** begin Given entries **

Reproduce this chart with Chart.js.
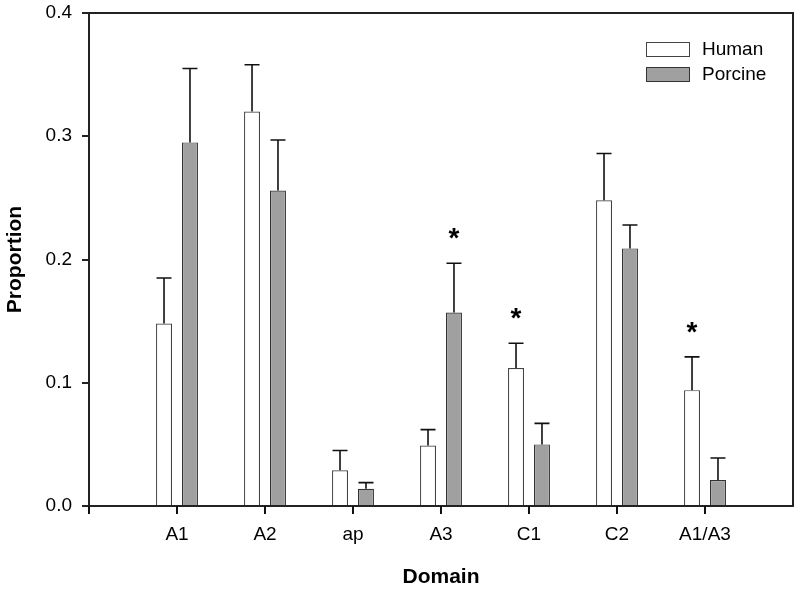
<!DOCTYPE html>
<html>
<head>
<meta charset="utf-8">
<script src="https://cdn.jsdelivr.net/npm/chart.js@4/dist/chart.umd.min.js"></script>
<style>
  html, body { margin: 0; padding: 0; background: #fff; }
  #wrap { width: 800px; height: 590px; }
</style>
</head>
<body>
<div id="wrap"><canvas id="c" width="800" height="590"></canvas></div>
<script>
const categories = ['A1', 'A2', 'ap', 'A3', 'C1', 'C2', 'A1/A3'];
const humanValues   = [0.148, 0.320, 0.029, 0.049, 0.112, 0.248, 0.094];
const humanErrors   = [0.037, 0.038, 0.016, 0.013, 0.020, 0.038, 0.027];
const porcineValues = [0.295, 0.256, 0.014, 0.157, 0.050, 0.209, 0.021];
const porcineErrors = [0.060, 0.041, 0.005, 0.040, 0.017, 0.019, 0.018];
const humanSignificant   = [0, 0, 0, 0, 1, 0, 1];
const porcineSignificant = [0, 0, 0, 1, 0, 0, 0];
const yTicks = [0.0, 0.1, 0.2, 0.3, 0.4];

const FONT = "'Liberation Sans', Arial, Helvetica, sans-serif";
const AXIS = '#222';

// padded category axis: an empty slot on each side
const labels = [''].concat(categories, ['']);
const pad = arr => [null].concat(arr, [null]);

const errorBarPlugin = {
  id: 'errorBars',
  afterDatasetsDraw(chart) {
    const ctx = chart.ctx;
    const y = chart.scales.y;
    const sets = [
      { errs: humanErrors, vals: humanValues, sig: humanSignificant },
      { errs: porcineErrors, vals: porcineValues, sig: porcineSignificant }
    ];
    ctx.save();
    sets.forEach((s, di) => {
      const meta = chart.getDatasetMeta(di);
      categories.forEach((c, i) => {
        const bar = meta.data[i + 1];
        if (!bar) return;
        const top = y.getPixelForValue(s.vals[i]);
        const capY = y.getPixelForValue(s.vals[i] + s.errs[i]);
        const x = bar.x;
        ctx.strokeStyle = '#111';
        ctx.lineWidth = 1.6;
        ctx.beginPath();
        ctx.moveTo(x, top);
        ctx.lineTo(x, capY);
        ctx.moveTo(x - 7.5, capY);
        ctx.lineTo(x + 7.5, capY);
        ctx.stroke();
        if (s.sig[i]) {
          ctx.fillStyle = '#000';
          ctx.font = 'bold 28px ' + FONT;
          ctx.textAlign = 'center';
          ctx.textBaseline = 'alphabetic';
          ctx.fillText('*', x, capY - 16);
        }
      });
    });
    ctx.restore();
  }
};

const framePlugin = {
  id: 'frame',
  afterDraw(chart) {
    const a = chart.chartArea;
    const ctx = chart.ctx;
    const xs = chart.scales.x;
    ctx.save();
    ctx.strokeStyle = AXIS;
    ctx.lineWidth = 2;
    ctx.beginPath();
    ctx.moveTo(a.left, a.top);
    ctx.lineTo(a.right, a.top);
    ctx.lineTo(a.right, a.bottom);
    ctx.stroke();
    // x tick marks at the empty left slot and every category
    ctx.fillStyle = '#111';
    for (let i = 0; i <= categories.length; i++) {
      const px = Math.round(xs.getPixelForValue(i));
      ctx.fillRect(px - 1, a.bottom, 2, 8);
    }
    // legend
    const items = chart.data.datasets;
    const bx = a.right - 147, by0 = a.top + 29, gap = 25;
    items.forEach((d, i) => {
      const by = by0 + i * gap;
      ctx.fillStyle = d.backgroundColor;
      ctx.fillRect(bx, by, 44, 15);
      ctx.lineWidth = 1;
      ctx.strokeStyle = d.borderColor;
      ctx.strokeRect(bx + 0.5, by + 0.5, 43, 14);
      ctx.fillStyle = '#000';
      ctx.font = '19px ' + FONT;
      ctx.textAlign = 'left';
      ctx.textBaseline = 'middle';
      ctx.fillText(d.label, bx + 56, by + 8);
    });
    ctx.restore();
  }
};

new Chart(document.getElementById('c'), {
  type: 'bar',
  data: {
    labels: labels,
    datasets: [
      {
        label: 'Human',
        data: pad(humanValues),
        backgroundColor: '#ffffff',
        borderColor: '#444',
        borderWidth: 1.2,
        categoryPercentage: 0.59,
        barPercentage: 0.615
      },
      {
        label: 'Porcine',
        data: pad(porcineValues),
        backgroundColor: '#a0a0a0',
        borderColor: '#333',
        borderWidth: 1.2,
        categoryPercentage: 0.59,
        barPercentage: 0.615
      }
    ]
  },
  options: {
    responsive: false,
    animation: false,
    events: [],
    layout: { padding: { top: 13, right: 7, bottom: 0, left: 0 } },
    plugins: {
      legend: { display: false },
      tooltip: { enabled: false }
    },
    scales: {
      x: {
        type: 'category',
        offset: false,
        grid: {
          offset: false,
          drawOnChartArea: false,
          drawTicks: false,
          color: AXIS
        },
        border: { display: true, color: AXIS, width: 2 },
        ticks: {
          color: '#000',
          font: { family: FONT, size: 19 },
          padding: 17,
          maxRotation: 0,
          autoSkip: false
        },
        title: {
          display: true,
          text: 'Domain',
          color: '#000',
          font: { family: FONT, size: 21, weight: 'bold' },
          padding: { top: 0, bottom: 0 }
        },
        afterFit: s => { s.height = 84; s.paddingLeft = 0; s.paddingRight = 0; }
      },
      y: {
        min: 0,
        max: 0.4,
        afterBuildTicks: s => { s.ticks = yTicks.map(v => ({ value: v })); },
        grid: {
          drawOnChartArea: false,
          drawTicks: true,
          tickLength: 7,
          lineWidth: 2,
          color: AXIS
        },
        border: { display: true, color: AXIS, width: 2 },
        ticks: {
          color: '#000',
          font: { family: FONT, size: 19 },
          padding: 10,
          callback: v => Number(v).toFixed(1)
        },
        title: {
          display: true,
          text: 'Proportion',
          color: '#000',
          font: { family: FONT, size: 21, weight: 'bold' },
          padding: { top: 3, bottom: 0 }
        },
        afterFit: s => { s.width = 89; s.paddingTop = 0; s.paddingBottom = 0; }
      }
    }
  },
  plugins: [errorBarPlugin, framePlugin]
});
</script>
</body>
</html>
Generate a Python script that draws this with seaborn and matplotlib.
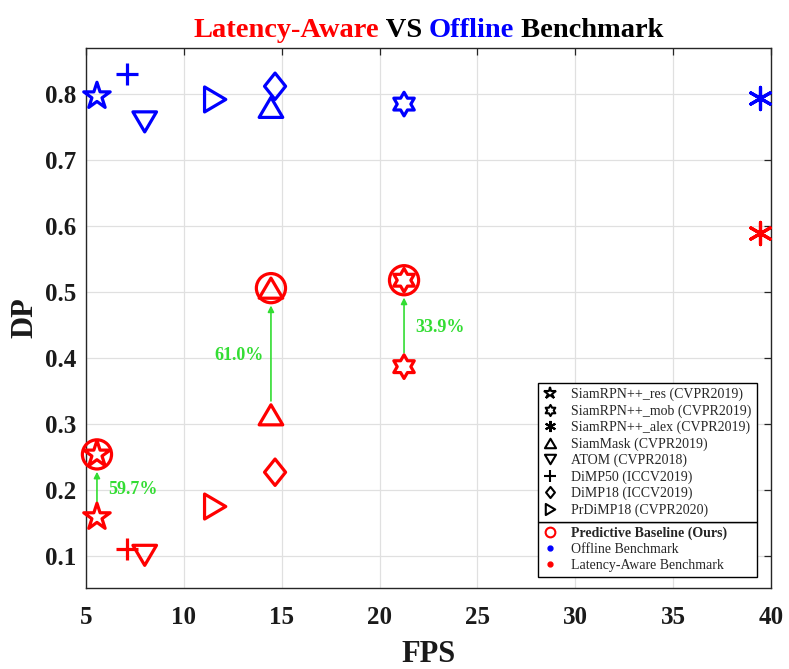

** end Given entries **

Exercise goal — Copy all the data exactly as written, but skip any picture.

Completed task —
Reproduce this chart with Chart.js.
<!DOCTYPE html>
<html>
<head>
<meta charset="utf-8">
<script src="https://cdn.jsdelivr.net/npm/chart.js@4/dist/chart.umd.min.js"></script>
<style>
  html, body { margin: 0; padding: 0; background: #fff; }
  #wrap { width: 800px; height: 590px; }
</style>
</head>
<body>
<div id="wrap"><canvas id="c" width="800" height="590"></canvas></div>
<script>
const categories = ['A1', 'A2', 'ap', 'A3', 'C1', 'C2', 'A1/A3'];
const humanValues   = [0.148, 0.320, 0.029, 0.049, 0.112, 0.248, 0.094];
const humanErrors   = [0.037, 0.038, 0.016, 0.013, 0.020, 0.038, 0.027];
const porcineValues = [0.295, 0.256, 0.014, 0.157, 0.050, 0.209, 0.021];
const porcineErrors = [0.060, 0.041, 0.005, 0.040, 0.017, 0.019, 0.018];
const humanSignificant   = [0, 0, 0, 0, 1, 0, 1];
const porcineSignificant = [0, 0, 0, 1, 0, 0, 0];
const yTicks = [0.0, 0.1, 0.2, 0.3, 0.4];

const FONT = "'Liberation Sans', Arial, Helvetica, sans-serif";
const AXIS = '#222';

// padded category axis: an empty slot on each side
const labels = [''].concat(categories, ['']);
const pad = arr => [null].concat(arr, [null]);

const errorBarPlugin = {
  id: 'errorBars',
  afterDatasetsDraw(chart) {
    const ctx = chart.ctx;
    const y = chart.scales.y;
    const sets = [
      { errs: humanErrors, vals: humanValues, sig: humanSignificant },
      { errs: porcineErrors, vals: porcineValues, sig: porcineSignificant }
    ];
    ctx.save();
    sets.forEach((s, di) => {
      const meta = chart.getDatasetMeta(di);
      categories.forEach((c, i) => {
        const bar = meta.data[i + 1];
        if (!bar) return;
        const top = y.getPixelForValue(s.vals[i]);
        const capY = y.getPixelForValue(s.vals[i] + s.errs[i]);
        const x = bar.x;
        ctx.strokeStyle = '#111';
        ctx.lineWidth = 1.6;
        ctx.beginPath();
        ctx.moveTo(x, top);
        ctx.lineTo(x, capY);
        ctx.moveTo(x - 7.5, capY);
        ctx.lineTo(x + 7.5, capY);
        ctx.stroke();
        if (s.sig[i]) {
          ctx.fillStyle = '#000';
          ctx.font = 'bold 28px ' + FONT;
          ctx.textAlign = 'center';
          ctx.textBaseline = 'alphabetic';
          ctx.fillText('*', x, capY - 16);
        }
      });
    });
    ctx.restore();
  }
};

const framePlugin = {
  id: 'frame',
  afterDraw(chart) {
    const a = chart.chartArea;
    const ctx = chart.ctx;
    const xs = chart.scales.x;
    ctx.save();
    ctx.strokeStyle = AXIS;
    ctx.lineWidth = 2;
    ctx.beginPath();
    ctx.moveTo(a.left, a.top);
    ctx.lineTo(a.right, a.top);
    ctx.lineTo(a.right, a.bottom);
    ctx.stroke();
    // x tick marks at the empty left slot and every category
    ctx.fillStyle = '#111';
    for (let i = 0; i <= categories.length; i++) {
      const px = Math.round(xs.getPixelForValue(i));
      ctx.fillRect(px - 1, a.bottom, 2, 8);
    }
    // legend
    const items = chart.data.datasets;
    const bx = a.right - 147, by0 = a.top + 29, gap = 25;
    items.forEach((d, i) => {
      const by = by0 + i * gap;
      ctx.fillStyle = d.backgroundColor;
      ctx.fillRect(bx, by, 44, 15);
      ctx.lineWidth = 1;
      ctx.strokeStyle = d.borderColor;
      ctx.strokeRect(bx + 0.5, by + 0.5, 43, 14);
      ctx.fillStyle = '#000';
      ctx.font = '19px ' + FONT;
      ctx.textAlign = 'left';
      ctx.textBaseline = 'middle';
      ctx.fillText(d.label, bx + 56, by + 8);
    });
    ctx.restore();
  }
};

new Chart(document.getElementById('c'), {
  type: 'bar',
  data: {
    labels: labels,
    datasets: [
      {
        label: 'Human',
        data: pad(humanValues),
        backgroundColor: '#ffffff',
        borderColor: '#444',
        borderWidth: 1.2,
        categoryPercentage: 0.59,
        barPercentage: 0.615
      },
      {
        label: 'Porcine',
        data: pad(porcineValues),
        backgroundColor: '#a0a0a0',
        borderColor: '#333',
        borderWidth: 1.2,
        categoryPercentage: 0.59,
        barPercentage: 0.615
      }
    ]
  },
  options: {
    responsive: false,
    animation: false,
    events: [],
    layout: { padding: { top: 13, right: 7, bottom: 0, left: 0 } },
    plugins: {
      legend: { display: false },
      tooltip: { enabled: false }
    },
    scales: {
      x: {
        type: 'category',
        offset: false,
        grid: {
          offset: false,
          drawOnChartArea: false,
          drawTicks: false,
          color: AXIS
        },
        border: { display: true, color: AXIS, width: 2 },
        ticks: {
          color: '#000',
          font: { family: FONT, size: 19 },
          padding: 17,
          maxRotation: 0,
          autoSkip: false
        },
        title: {
          display: true,
          text: 'Domain',
          color: '#000',
          font: { family: FONT, size: 21, weight: 'bold' },
          padding: { top: 0, bottom: 0 }
        },
        afterFit: s => { s.height = 84; s.paddingLeft = 0; s.paddingRight = 0; }
      },
      y: {
        min: 0,
        max: 0.4,
        afterBuildTicks: s => { s.ticks = yTicks.map(v => ({ value: v })); },
        grid: {
          drawOnChartArea: false,
          drawTicks: true,
          tickLength: 7,
          lineWidth: 2,
          color: AXIS
        },
        border: { display: true, color: AXIS, width: 2 },
        ticks: {
          color: '#000',
          font: { family: FONT, size: 19 },
          padding: 10,
          callback: v => Number(v).toFixed(1)
        },
        title: {
          display: true,
          text: 'Proportion',
          color: '#000',
          font: { family: FONT, size: 21, weight: 'bold' },
          padding: { top: 3, bottom: 0 }
        },
        afterFit: s => { s.width = 89; s.paddingTop = 0; s.paddingBottom = 0; }
      }
    }
  },
  plugins: [errorBarPlugin, framePlugin]
});
</script>
</body>
</html>
Generate a Python script that draws this with seaborn and matplotlib.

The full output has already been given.